Exercise directions:
Leaving out every picture, quote the data below exactly as it appears.

Data section:
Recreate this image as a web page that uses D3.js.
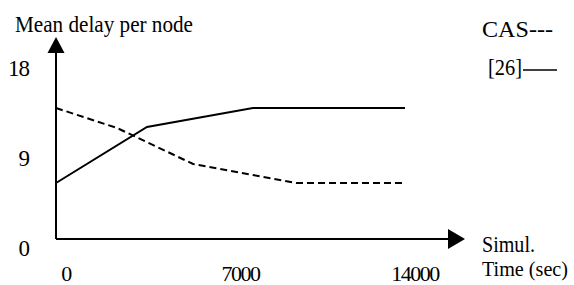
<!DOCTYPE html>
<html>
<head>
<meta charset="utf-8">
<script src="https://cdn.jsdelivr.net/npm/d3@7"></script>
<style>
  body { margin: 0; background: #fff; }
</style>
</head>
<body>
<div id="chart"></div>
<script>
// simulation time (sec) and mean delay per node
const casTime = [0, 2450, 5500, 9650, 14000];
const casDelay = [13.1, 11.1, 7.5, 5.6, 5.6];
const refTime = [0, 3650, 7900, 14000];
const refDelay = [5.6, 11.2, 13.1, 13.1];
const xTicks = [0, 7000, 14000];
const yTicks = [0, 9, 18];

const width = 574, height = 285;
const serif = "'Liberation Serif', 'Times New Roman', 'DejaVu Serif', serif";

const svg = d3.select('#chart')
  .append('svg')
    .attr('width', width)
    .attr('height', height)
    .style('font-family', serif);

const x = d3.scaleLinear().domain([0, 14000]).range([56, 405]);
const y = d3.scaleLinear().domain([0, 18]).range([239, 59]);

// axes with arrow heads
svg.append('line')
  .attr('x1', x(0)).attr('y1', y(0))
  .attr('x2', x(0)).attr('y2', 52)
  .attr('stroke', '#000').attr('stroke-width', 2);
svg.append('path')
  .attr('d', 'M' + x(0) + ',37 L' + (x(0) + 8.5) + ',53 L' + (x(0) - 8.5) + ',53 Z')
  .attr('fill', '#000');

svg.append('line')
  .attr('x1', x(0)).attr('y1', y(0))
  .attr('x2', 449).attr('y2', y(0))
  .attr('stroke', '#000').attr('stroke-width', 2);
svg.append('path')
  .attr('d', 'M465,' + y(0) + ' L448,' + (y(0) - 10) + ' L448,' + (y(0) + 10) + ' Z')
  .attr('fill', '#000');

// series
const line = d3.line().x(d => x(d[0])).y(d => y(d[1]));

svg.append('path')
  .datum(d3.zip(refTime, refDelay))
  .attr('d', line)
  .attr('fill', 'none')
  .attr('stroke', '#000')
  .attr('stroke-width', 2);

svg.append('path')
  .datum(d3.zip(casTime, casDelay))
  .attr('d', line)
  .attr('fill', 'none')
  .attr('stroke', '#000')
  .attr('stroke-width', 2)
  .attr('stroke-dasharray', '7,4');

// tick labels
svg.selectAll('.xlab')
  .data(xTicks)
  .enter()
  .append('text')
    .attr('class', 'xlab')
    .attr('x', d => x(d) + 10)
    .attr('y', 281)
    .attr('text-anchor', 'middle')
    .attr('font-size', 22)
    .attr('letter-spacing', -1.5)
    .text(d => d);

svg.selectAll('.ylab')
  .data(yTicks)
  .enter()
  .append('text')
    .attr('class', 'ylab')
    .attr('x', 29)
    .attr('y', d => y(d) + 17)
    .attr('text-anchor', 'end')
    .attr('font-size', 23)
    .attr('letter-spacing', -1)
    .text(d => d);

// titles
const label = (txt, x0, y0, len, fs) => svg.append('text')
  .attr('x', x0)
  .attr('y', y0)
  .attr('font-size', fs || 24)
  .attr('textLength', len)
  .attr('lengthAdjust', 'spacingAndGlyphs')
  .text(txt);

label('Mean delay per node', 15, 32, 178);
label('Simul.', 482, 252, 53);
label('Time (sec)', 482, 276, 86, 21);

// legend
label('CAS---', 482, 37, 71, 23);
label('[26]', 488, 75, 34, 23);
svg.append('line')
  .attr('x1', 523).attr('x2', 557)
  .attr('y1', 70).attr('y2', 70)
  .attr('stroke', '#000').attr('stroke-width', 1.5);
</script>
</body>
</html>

Result below:
Recreate this image as a web page that uses D3.js.
<!DOCTYPE html>
<html>
<head>
<meta charset="utf-8">
<script src="https://cdn.jsdelivr.net/npm/d3@7"></script>
<style>
  body { margin: 0; background: #fff; }
</style>
</head>
<body>
<div id="chart"></div>
<script>
// simulation time (sec) and mean delay per node
const casTime = [0, 2450, 5500, 9650, 14000];
const casDelay = [13.1, 11.1, 7.5, 5.6, 5.6];
const refTime = [0, 3650, 7900, 14000];
const refDelay = [5.6, 11.2, 13.1, 13.1];
const xTicks = [0, 7000, 14000];
const yTicks = [0, 9, 18];

const width = 574, height = 285;
const serif = "'Liberation Serif', 'Times New Roman', 'DejaVu Serif', serif";

const svg = d3.select('#chart')
  .append('svg')
    .attr('width', width)
    .attr('height', height)
    .style('font-family', serif);

const x = d3.scaleLinear().domain([0, 14000]).range([56, 405]);
const y = d3.scaleLinear().domain([0, 18]).range([239, 59]);

// axes with arrow heads
svg.append('line')
  .attr('x1', x(0)).attr('y1', y(0))
  .attr('x2', x(0)).attr('y2', 52)
  .attr('stroke', '#000').attr('stroke-width', 2);
svg.append('path')
  .attr('d', 'M' + x(0) + ',37 L' + (x(0) + 8.5) + ',53 L' + (x(0) - 8.5) + ',53 Z')
  .attr('fill', '#000');

svg.append('line')
  .attr('x1', x(0)).attr('y1', y(0))
  .attr('x2', 449).attr('y2', y(0))
  .attr('stroke', '#000').attr('stroke-width', 2);
svg.append('path')
  .attr('d', 'M465,' + y(0) + ' L448,' + (y(0) - 10) + ' L448,' + (y(0) + 10) + ' Z')
  .attr('fill', '#000');

// series
const line = d3.line().x(d => x(d[0])).y(d => y(d[1]));

svg.append('path')
  .datum(d3.zip(refTime, refDelay))
  .attr('d', line)
  .attr('fill', 'none')
  .attr('stroke', '#000')
  .attr('stroke-width', 2);

svg.append('path')
  .datum(d3.zip(casTime, casDelay))
  .attr('d', line)
  .attr('fill', 'none')
  .attr('stroke', '#000')
  .attr('stroke-width', 2)
  .attr('stroke-dasharray', '7,4');

// tick labels
svg.selectAll('.xlab')
  .data(xTicks)
  .enter()
  .append('text')
    .attr('class', 'xlab')
    .attr('x', d => x(d) + 10)
    .attr('y', 281)
    .attr('text-anchor', 'middle')
    .attr('font-size', 22)
    .attr('letter-spacing', -1.5)
    .text(d => d);

svg.selectAll('.ylab')
  .data(yTicks)
  .enter()
  .append('text')
    .attr('class', 'ylab')
    .attr('x', 29)
    .attr('y', d => y(d) + 17)
    .attr('text-anchor', 'end')
    .attr('font-size', 23)
    .attr('letter-spacing', -1)
    .text(d => d);

// titles
const label = (txt, x0, y0, len, fs) => svg.append('text')
  .attr('x', x0)
  .attr('y', y0)
  .attr('font-size', fs || 24)
  .attr('textLength', len)
  .attr('lengthAdjust', 'spacingAndGlyphs')
  .text(txt);

label('Mean delay per node', 15, 32, 178);
label('Simul.', 482, 252, 53);
label('Time (sec)', 482, 276, 86, 21);

// legend
label('CAS---', 482, 37, 71, 23);
label('[26]', 488, 75, 34, 23);
svg.append('line')
  .attr('x1', 523).attr('x2', 557)
  .attr('y1', 70).attr('y2', 70)
  .attr('stroke', '#000').attr('stroke-width', 1.5);
</script>
</body>
</html>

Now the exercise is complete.